- Problem statement
Only the lines from the line that has "Generate a Python" through the line that has "from matplotlib.patches import Rectangle" should be reproduced, exactly and with both ends kept.

- Input for this task
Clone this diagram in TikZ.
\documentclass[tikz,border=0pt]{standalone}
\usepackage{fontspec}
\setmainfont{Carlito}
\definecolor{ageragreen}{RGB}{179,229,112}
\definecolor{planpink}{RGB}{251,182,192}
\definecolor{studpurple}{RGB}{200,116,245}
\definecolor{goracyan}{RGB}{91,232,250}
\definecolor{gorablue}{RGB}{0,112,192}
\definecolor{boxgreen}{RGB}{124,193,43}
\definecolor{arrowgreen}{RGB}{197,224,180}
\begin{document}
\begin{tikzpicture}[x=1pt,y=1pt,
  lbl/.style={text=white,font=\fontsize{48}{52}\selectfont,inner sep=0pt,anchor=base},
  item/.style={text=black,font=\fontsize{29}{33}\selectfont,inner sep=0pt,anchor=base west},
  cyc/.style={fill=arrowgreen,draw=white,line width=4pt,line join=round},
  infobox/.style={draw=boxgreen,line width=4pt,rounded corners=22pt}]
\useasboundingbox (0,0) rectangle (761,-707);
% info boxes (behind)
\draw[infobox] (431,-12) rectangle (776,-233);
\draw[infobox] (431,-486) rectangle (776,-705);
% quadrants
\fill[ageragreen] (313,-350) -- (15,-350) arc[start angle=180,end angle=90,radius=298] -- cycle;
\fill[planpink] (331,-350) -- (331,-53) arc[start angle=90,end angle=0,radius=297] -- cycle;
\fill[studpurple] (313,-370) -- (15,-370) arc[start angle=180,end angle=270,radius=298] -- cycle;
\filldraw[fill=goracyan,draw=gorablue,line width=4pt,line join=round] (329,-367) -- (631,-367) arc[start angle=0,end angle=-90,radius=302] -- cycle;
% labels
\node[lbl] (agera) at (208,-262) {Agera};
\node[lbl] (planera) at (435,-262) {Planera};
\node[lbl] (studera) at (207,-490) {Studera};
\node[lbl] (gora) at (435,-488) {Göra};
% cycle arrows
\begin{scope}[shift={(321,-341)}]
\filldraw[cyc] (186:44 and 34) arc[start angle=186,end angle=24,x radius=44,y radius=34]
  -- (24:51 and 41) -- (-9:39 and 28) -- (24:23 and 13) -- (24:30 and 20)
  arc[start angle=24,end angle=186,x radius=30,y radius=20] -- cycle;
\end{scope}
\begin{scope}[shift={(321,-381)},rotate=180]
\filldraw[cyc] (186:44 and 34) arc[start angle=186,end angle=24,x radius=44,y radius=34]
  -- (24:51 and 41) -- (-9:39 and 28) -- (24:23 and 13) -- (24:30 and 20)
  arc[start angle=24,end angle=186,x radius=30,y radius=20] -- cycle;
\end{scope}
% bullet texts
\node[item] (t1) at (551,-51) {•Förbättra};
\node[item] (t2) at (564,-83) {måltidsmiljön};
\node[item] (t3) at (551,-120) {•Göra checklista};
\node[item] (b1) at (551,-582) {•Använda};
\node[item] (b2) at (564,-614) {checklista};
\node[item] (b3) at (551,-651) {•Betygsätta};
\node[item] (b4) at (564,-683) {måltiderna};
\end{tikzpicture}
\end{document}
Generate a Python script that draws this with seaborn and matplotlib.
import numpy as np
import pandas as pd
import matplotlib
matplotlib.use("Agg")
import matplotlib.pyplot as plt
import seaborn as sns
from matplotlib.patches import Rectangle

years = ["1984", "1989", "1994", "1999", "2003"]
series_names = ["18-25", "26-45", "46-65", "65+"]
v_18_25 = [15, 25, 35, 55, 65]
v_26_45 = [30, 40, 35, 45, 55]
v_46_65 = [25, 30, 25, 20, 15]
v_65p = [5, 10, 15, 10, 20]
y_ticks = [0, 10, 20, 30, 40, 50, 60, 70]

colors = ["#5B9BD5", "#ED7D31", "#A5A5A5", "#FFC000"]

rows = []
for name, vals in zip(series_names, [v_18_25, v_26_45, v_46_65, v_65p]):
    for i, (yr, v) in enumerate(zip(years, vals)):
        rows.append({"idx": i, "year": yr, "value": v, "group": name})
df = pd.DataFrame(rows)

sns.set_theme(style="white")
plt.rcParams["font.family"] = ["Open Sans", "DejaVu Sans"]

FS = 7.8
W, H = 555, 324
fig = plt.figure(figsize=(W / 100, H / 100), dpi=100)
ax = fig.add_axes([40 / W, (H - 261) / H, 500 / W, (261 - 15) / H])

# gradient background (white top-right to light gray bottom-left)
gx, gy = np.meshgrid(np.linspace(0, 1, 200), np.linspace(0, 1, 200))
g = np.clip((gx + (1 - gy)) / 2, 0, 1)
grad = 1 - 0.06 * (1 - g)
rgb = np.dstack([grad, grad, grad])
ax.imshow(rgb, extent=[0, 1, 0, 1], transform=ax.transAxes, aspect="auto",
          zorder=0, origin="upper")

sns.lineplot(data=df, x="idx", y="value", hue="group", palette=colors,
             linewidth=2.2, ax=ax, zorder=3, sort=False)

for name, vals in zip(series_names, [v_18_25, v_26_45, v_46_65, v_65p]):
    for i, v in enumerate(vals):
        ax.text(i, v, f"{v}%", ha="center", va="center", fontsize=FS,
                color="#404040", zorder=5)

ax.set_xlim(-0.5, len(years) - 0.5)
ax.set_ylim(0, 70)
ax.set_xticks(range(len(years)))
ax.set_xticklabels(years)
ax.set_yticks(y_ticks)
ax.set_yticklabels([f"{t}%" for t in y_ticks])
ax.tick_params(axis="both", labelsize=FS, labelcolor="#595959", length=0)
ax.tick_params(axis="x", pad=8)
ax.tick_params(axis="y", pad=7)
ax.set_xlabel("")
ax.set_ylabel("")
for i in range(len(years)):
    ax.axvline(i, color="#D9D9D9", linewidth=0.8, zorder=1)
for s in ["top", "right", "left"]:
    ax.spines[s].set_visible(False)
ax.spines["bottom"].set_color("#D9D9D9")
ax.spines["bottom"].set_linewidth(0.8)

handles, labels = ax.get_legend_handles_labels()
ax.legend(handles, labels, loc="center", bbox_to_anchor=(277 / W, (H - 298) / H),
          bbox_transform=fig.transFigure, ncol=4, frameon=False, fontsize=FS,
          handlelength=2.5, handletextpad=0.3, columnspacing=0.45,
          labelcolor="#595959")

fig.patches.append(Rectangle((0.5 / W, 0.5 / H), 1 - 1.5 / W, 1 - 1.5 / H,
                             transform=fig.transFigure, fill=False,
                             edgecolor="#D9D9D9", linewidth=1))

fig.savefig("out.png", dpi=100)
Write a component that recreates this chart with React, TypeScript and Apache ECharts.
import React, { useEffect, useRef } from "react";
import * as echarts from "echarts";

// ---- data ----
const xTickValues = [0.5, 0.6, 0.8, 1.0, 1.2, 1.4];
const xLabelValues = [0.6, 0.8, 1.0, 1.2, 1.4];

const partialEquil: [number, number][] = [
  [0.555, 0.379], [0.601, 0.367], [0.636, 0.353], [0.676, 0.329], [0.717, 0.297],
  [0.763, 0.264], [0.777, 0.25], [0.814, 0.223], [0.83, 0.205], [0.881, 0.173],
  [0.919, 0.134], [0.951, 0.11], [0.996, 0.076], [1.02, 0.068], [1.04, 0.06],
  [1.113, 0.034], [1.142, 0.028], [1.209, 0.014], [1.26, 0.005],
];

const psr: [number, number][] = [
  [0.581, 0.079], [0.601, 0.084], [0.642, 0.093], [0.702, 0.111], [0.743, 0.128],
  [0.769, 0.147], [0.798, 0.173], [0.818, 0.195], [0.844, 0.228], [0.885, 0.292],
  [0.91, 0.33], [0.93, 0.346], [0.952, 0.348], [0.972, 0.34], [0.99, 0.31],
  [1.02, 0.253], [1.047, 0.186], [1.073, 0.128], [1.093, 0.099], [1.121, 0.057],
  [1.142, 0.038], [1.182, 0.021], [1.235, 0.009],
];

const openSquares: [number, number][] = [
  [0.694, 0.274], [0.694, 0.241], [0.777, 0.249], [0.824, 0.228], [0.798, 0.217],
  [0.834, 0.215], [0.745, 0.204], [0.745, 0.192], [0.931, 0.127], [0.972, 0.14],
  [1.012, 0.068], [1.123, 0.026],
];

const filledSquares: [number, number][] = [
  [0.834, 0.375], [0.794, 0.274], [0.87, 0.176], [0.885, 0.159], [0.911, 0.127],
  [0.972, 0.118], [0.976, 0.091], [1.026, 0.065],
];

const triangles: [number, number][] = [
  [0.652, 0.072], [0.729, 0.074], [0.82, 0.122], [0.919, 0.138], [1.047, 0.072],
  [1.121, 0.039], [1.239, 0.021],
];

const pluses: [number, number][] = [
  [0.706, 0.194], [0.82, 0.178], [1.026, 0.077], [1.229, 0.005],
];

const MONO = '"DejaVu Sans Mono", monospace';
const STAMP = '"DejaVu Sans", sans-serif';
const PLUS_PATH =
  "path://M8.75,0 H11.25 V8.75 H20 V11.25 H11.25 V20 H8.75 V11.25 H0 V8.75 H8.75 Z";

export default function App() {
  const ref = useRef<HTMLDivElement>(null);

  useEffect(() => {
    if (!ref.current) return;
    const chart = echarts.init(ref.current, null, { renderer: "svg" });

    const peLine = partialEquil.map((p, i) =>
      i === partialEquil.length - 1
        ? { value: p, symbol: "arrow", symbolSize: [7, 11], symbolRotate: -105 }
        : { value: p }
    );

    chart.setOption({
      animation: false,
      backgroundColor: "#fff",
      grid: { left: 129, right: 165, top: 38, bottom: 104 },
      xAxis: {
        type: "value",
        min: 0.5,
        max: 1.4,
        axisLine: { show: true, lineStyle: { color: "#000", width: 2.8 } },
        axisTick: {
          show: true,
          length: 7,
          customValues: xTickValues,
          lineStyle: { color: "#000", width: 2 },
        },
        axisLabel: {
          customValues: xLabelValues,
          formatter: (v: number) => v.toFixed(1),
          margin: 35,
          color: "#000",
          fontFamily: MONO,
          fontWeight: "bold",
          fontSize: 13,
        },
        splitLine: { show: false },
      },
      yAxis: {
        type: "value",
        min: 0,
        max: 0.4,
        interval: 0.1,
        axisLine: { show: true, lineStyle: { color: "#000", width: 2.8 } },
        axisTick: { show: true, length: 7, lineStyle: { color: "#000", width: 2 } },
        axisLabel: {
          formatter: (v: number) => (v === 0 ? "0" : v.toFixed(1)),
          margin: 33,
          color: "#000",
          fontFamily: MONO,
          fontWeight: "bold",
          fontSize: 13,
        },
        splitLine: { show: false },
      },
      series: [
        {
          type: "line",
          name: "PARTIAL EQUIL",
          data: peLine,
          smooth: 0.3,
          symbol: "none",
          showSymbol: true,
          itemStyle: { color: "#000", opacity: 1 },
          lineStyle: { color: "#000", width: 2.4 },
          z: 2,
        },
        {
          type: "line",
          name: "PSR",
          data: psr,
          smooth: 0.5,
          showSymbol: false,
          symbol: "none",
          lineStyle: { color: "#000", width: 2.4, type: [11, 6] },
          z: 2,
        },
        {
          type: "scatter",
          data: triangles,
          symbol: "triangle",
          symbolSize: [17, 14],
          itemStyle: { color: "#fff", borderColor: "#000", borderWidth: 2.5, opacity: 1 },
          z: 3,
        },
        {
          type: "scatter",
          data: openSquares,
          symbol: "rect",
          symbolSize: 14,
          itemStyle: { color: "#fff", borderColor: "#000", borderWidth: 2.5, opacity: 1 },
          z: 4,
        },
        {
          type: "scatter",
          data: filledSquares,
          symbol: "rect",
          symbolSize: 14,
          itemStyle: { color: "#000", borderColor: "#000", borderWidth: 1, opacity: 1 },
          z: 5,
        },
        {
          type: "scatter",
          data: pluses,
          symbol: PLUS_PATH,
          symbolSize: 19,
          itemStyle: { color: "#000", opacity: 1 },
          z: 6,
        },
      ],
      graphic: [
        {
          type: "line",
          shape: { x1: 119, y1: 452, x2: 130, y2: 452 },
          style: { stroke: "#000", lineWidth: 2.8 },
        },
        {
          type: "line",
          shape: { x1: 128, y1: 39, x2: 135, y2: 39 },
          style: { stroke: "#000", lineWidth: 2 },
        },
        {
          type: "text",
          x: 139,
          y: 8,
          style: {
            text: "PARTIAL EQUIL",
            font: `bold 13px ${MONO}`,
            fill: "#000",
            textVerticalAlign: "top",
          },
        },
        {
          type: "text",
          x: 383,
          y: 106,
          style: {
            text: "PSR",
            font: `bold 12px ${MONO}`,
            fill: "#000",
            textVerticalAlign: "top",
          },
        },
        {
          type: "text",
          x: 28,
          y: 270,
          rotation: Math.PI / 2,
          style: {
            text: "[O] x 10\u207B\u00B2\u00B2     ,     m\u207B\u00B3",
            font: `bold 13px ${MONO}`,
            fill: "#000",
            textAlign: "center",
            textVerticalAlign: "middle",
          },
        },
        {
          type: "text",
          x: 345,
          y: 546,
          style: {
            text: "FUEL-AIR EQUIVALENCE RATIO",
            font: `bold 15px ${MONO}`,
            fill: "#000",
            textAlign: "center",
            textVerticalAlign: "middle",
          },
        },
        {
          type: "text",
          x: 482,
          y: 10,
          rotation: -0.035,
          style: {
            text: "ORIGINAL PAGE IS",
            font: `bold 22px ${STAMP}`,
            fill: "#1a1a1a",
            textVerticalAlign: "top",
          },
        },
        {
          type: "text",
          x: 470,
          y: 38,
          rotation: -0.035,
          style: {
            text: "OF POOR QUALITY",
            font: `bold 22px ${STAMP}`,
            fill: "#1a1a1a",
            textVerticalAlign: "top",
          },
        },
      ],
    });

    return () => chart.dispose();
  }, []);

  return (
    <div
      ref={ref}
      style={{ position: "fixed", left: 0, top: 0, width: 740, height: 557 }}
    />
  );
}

- The solution
Generate a Python script that draws this with seaborn and matplotlib.
import numpy as np
import pandas as pd
import matplotlib
matplotlib.use("Agg")
import matplotlib.pyplot as plt
import seaborn as sns
from matplotlib.patches import Rectangle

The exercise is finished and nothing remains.